» **Your task**
Return the data exactly, with all pictures removed.

» **Supplied data**
· · · ·
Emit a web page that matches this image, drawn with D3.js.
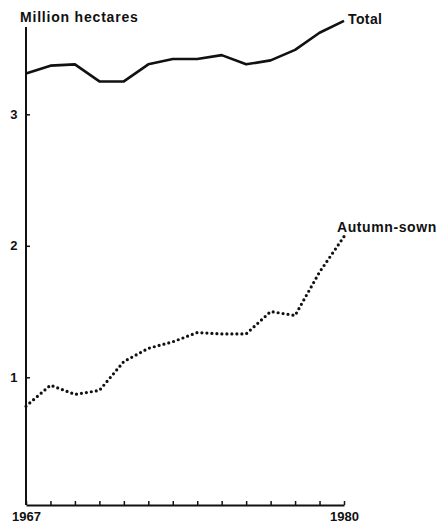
<!DOCTYPE html>
<html>
<head>
<meta charset="utf-8">
<script src="https://cdn.jsdelivr.net/npm/d3@7"></script>
<style>
  body { margin: 0; background: #fff; }
  text { font-family: "Liberation Sans", Arial, sans-serif; font-weight: bold; fill: #111; }
</style>
</head>
<body>
<script>
// data
var years = [1967, 1968, 1969, 1970, 1971, 1972, 1973, 1974, 1975, 1976, 1977, 1978, 1979, 1980];
var total = [3.31, 3.37, 3.38, 3.25, 3.25, 3.38, 3.42, 3.42, 3.45, 3.38, 3.41, 3.49, 3.62, 3.71];
var autumnSown = [0.78, 0.94, 0.87, 0.90, 1.12, 1.22, 1.27, 1.34, 1.33, 1.33, 1.50, 1.47, 1.80, 2.07];
var yTicks = [1, 2, 3];
var xLabels = {1967: "1967", 1980: "1980"};

var width = 446;
var height = 525;

var x = d3.scaleLinear()
    .domain([1967, 1980])
    .range([26, 344]);

var y = d3.scaleLinear()
    .domain([0, 3])
    .range([508.8, 114.3]);

var baseY = 505;

var svg = d3.select("body")
    .append("svg")
        .attr("width", width)
        .attr("height", height);

// x axis
svg.append("g")
    .attr("transform", "translate(0," + baseY + ")")
    .call(d3.axisBottom(x)
        .tickValues(years)
        .tickSizeInner(-4)
        .tickSizeOuter(0)
        .tickPadding(7)
        .tickFormat(d => xLabels[d] || ""))
    .call(g => g.select(".domain").attr("stroke", "#111").attr("stroke-width", 2))
    .call(g => g.selectAll(".tick line").attr("stroke", "#111").attr("stroke-width", 1.5))
    .call(g => g.selectAll("text")
        .attr("font-size", 13)
        .attr("font-family", null)
        .attr("fill", null));

// y axis
svg.append("line")
    .attr("x1", x(1967)).attr("x2", x(1967))
    .attr("y1", 27).attr("y2", baseY)
    .attr("stroke", "#111")
    .attr("stroke-width", 2);

svg.append("g")
    .attr("transform", "translate(" + x(1967) + ",0)")
    .call(d3.axisLeft(y)
        .tickValues(yTicks)
        .tickSizeInner(-4)
        .tickSizeOuter(0)
        .tickPadding(8.5)
        .tickFormat(d3.format("d")))
    .call(g => g.select(".domain").remove())
    .call(g => g.selectAll(".tick line").attr("stroke", "#111").attr("stroke-width", 1.5))
    .call(g => g.selectAll("text")
        .attr("font-size", 13)
        .attr("font-family", null)
        .attr("fill", null));

svg.append("text")
    .attr("x", 20)
    .attr("y", 21.5)
    .attr("font-size", 14)
    .attr("letter-spacing", 0.8)
    .text("Million hectares");

// lines
var line = d3.line()
    .x((d, i) => x(years[i]))
    .y(d => y(d));

svg.append("path")
    .datum(total)
    .attr("d", line)
    .attr("fill", "none")
    .attr("stroke", "#111")
    .attr("stroke-width", 2.6)
    .attr("stroke-linejoin", "round");

svg.append("path")
    .datum(autumnSown)
    .attr("d", line)
    .attr("fill", "none")
    .attr("stroke", "#111")
    .attr("stroke-width", 3.2)
    .attr("stroke-linecap", "round")
    .attr("stroke-dasharray", "0,5");

// series labels
svg.append("text")
    .attr("x", 348)
    .attr("y", 24)
    .attr("font-size", 14)
    .attr("letter-spacing", 0.4)
    .text("Total");

svg.append("text")
    .attr("x", 337)
    .attr("y", 232)
    .attr("font-size", 14)
    .attr("letter-spacing", 0.6)
    .text("Autumn-sown");
</script>
</body>
</html>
· · · ·
» **Correct answer**
Emit a web page that matches this image, drawn with D3.js.
<!DOCTYPE html>
<html>
<head>
<meta charset="utf-8">
<script src="https://cdn.jsdelivr.net/npm/d3@7"></script>
<style>
  body { margin: 0; background: #fff; }
  text { font-family: "Liberation Sans", Arial, sans-serif; font-weight: bold; fill: #111; }
</style>
</head>
<body>
<script>
// data
var years = [1967, 1968, 1969, 1970, 1971, 1972, 1973, 1974, 1975, 1976, 1977, 1978, 1979, 1980];
var total = [3.31, 3.37, 3.38, 3.25, 3.25, 3.38, 3.42, 3.42, 3.45, 3.38, 3.41, 3.49, 3.62, 3.71];
var autumnSown = [0.78, 0.94, 0.87, 0.90, 1.12, 1.22, 1.27, 1.34, 1.33, 1.33, 1.50, 1.47, 1.80, 2.07];
var yTicks = [1, 2, 3];
var xLabels = {1967: "1967", 1980: "1980"};

var width = 446;
var height = 525;

var x = d3.scaleLinear()
    .domain([1967, 1980])
    .range([26, 344]);

var y = d3.scaleLinear()
    .domain([0, 3])
    .range([508.8, 114.3]);

var baseY = 505;

var svg = d3.select("body")
    .append("svg")
        .attr("width", width)
        .attr("height", height);

// x axis
svg.append("g")
    .attr("transform", "translate(0," + baseY + ")")
    .call(d3.axisBottom(x)
        .tickValues(years)
        .tickSizeInner(-4)
        .tickSizeOuter(0)
        .tickPadding(7)
        .tickFormat(d => xLabels[d] || ""))
    .call(g => g.select(".domain").attr("stroke", "#111").attr("stroke-width", 2))
    .call(g => g.selectAll(".tick line").attr("stroke", "#111").attr("stroke-width", 1.5))
    .call(g => g.selectAll("text")
        .attr("font-size", 13)
        .attr("font-family", null)
        .attr("fill", null));

// y axis
svg.append("line")
    .attr("x1", x(1967)).attr("x2", x(1967))
    .attr("y1", 27).attr("y2", baseY)
    .attr("stroke", "#111")
    .attr("stroke-width", 2);

svg.append("g")
    .attr("transform", "translate(" + x(1967) + ",0)")
    .call(d3.axisLeft(y)
        .tickValues(yTicks)
        .tickSizeInner(-4)
        .tickSizeOuter(0)
        .tickPadding(8.5)
        .tickFormat(d3.format("d")))
    .call(g => g.select(".domain").remove())
    .call(g => g.selectAll(".tick line").attr("stroke", "#111").attr("stroke-width", 1.5))
    .call(g => g.selectAll("text")
        .attr("font-size", 13)
        .attr("font-family", null)
        .attr("fill", null));

svg.append("text")
    .attr("x", 20)
    .attr("y", 21.5)
    .attr("font-size", 14)
    .attr("letter-spacing", 0.8)
    .text("Million hectares");

// lines
var line = d3.line()
    .x((d, i) => x(years[i]))
    .y(d => y(d));

svg.append("path")
    .datum(total)
    .attr("d", line)
    .attr("fill", "none")
    .attr("stroke", "#111")
    .attr("stroke-width", 2.6)
    .attr("stroke-linejoin", "round");

svg.append("path")
    .datum(autumnSown)
    .attr("d", line)
    .attr("fill", "none")
    .attr("stroke", "#111")
    .attr("stroke-width", 3.2)
    .attr("stroke-linecap", "round")
    .attr("stroke-dasharray", "0,5");

// series labels
svg.append("text")
    .attr("x", 348)
    .attr("y", 24)
    .attr("font-size", 14)
    .attr("letter-spacing", 0.4)
    .text("Total");

svg.append("text")
    .attr("x", 337)
    .attr("y", 232)
    .attr("font-size", 14)
    .attr("letter-spacing", 0.6)
    .text("Autumn-sown");
</script>
</body>
</html>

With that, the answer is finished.